I think the best advice that I've gotten from someone is this, which I got in an email and was told to me before when I met with him. Let's call him Tom. Tom was introduced to me by a mutual friend who knew that I was applying this year. Tom is currently a practicing radiologist in DC and went to one of the schools that is near the top of my list. I met with him a few times, first just for lunch and to chat, and another time for him to give me a bit of a mock interview so that he could write a kind letter on my behalf, which going back to the previous post, is one of those gifts that doesn't come on Christmas or on my birthday. 



Listen - don't be nervous, be confident, you have a remarkable story which you should not forget. This is the time to think very highly of yourself, but not arrogant.
Make sure to show your personality and be charismatic! Really shine and be upbeat and smiley. Good eye contact, mimic your interviewers body language. Don't be awkward or fake. Strike the right balance. Show energy. when all else fails, ask the interviewer questions about their life.


I think this about sums up what will be going through my head during my interview, as I'm sweating under my hopefully composed exterior. 

Right now I'm about to board my flight, watching planes take off, people watching (but making sure never to hold eye contact - creeeeeepy) and letting my fingers and mind do a little exercise.

Overall I would say that I had an amazing break, both Christmas and New Years. For a change, I threw out the plans that I had to go to New York and had an amazing time with some new friends as well as with someone who means a lot to me. It was so last minute but ended up being all the better. I enjoyed the time that I spent with family and friends in Woodinville, and probably drank more coffee in the one week I was home than the two months prior. Starbucks, I'm sure, enjoyed the business.

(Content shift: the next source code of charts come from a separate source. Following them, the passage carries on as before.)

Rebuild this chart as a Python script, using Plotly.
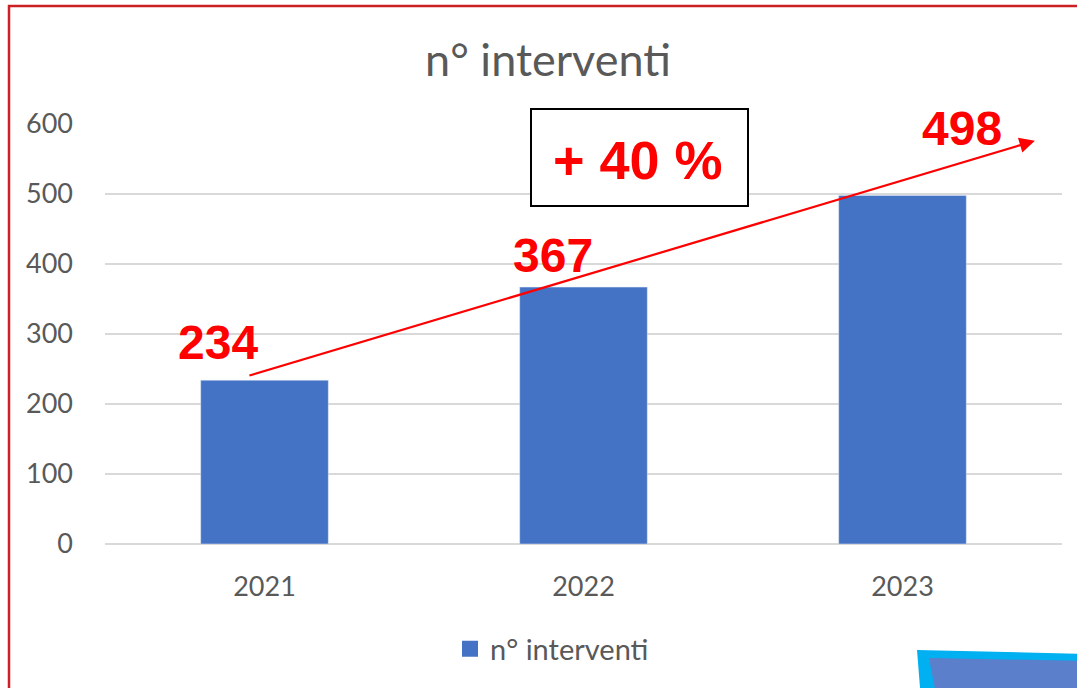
import plotly.graph_objects as go

# data
anni = ["2021", "2022", "2023"]
interventi = [234, 367, 498]
crescita = "+ 40 %"

W, H = 1077, 688
L, R, T, B = 105, 15, 124, 144


def px(x, y):
    # pixel position -> paper coords (for decorations only)
    return (x - L) / (W - L - R), (H - B - y) / (H - T - B)


pos = list(range(len(anni)))

fig = go.Figure()
fig.add_trace(go.Bar(
    x=pos, y=interventi, name="n° interventi",
    marker_color="#4472C4", width=0.4, showlegend=False,
))
# legend entry with a bigger square, like the original
fig.add_trace(go.Scatter(
    x=[None], y=[None], mode="markers", name="n° interventi",
    marker=dict(symbol="square", size=17, color="#4472C4"),
))

# red value labels
shifts = [(-47, 38), (-31, 32), (59, 67)]
for p, v, (dx, dy) in zip(pos, interventi, shifts):
    fig.add_annotation(x=p, y=v, text="<b>%d</b>" % v, showarrow=False,
                       xshift=dx, yshift=dy, xanchor="center", yanchor="middle",
                       font=dict(family="Liberation Sans", size=48, color="#FF0000"))

# trend arrow
fig.add_annotation(x=2.415, y=576, ax=-0.052, ay=240, xref="x", yref="y",
                   axref="x", ayref="y", text="", showarrow=True,
                   arrowhead=2, arrowsize=1.4, arrowwidth=2.2, arrowcolor="#FF0000")

# "+ 40 %" box
bx0, by0 = px(531, 206)
bx1, by1 = px(748, 109)
fig.add_shape(type="rect", xref="paper", yref="paper", x0=bx0, y0=by0, x1=bx1, y1=by1,
              line=dict(color="#000000", width=2), fillcolor="white")
fig.add_annotation(xref="paper", yref="paper", x=px(638, 0)[0], y=px(0, 160)[1],
                   xanchor="center", yanchor="middle",
                   text="<b>%s</b>" % crescita, showarrow=False,
                   font=dict(family="Liberation Sans", size=54, color="#FF0000"))

# red frame
fx0, fy1 = px(9, 6)
fx1, fy0 = px(1200, 800)
fig.add_shape(type="rect", xref="paper", yref="paper", x0=fx0, y0=fy0, x1=fx1, y1=fy1,
              line=dict(color="#CC2026", width=2.5), layer="below")

# decorative blue shape bottom right
def path(pts):
    s = []
    for i, (x, y) in enumerate(pts):
        a, b = px(x, y)
        s.append(("M" if i == 0 else "L") + " %f %f" % (a, b))
    return " ".join(s) + " Z"

fig.add_shape(type="path", xref="paper", yref="paper",
              path=path([(917, 650), (1090, 654), (1090, 700), (921, 700)]),
              fillcolor="#00B0F0", line_width=0)
fig.add_shape(type="path", xref="paper", yref="paper",
              path=path([(929, 658), (1090, 661), (1090, 700), (937, 700)]),
              fillcolor="#5B7FCB", line_width=0)

fig.update_layout(
    width=W, height=H,
    margin=dict(l=L, r=R, t=T, b=B, autoexpand=False),
    paper_bgcolor="white", plot_bgcolor="white",
    font=dict(family="Lato", color="#595959"),
    title=dict(text="n° interventi", x=(548 / W), xanchor="center",
               y=1 - 60 / H, yanchor="middle",
               font=dict(family="Lato", size=45, color="#595959")),
    showlegend=True,
    legend=dict(orientation="h", x=px(552, 0)[0], xanchor="center",
                y=px(0, 649)[1], yanchor="middle", itemsizing="trace",
                font=dict(size=29, color="#595959")),
)
fig.update_xaxes(range=[-0.5, len(anni) - 0.5], tickvals=pos, ticktext=anni,
                 showgrid=False, showline=False, zeroline=False, ticks="",
                 tickfont=dict(size=27, color="#595959"), ticklabelstandoff=24)
fig.update_yaxes(range=[0, 600], dtick=100, gridcolor="#D9D9D9", gridwidth=1.5,
                 zeroline=True, zerolinecolor="#D9D9D9", zerolinewidth=1.5,
                 tickfont=dict(size=27, color="#595959"), ticklabelstandoff=31)

fig.write_html("out.html", config={"displayModeBar": False},
               post_script="document.body.style.margin='0';")
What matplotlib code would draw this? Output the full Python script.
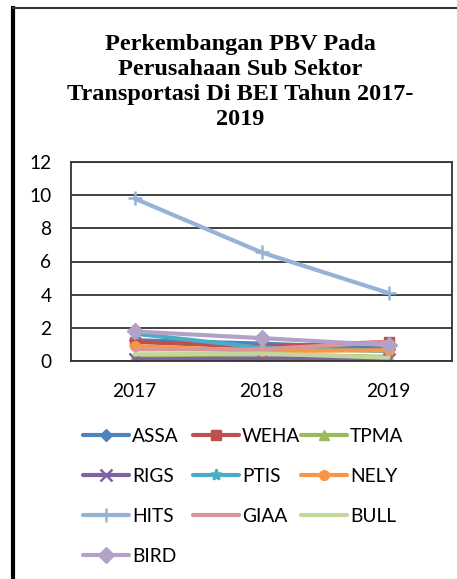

In the New Years, it makes you think, or at least makes me think, where I was 10 years ago. 2000. It was the year of Bush's election, it was the year that Y2K was thought to bring our civilization back to the stone ages. I was in Junior High, an awkward ginger kid who was inspired by a teacher, Mrs. Vincent, or V, to pursue science. I played soccer for a select team and made the switch from the clarinet to the French Horn. All these things which I'm able to remember, after not thinking about them for God knows how long.  I feel like I'm dusting off those old neurons and firing them up all over again. I was confused with life, thought that if I just thought hard enough and used "the force" i could levitate objects. I didn't want to grow up. I stressed over what would happen after junior high. I didn't want to go do senior high, and be the little kid all over again. Junior high was bad enough socially for me, I literally had nightmares over this stuff. All these things, and more, happened a decade ago. What will I think in another 10 years, what lessons will I have learned?

Who knows, but I'm ready to dive in head first.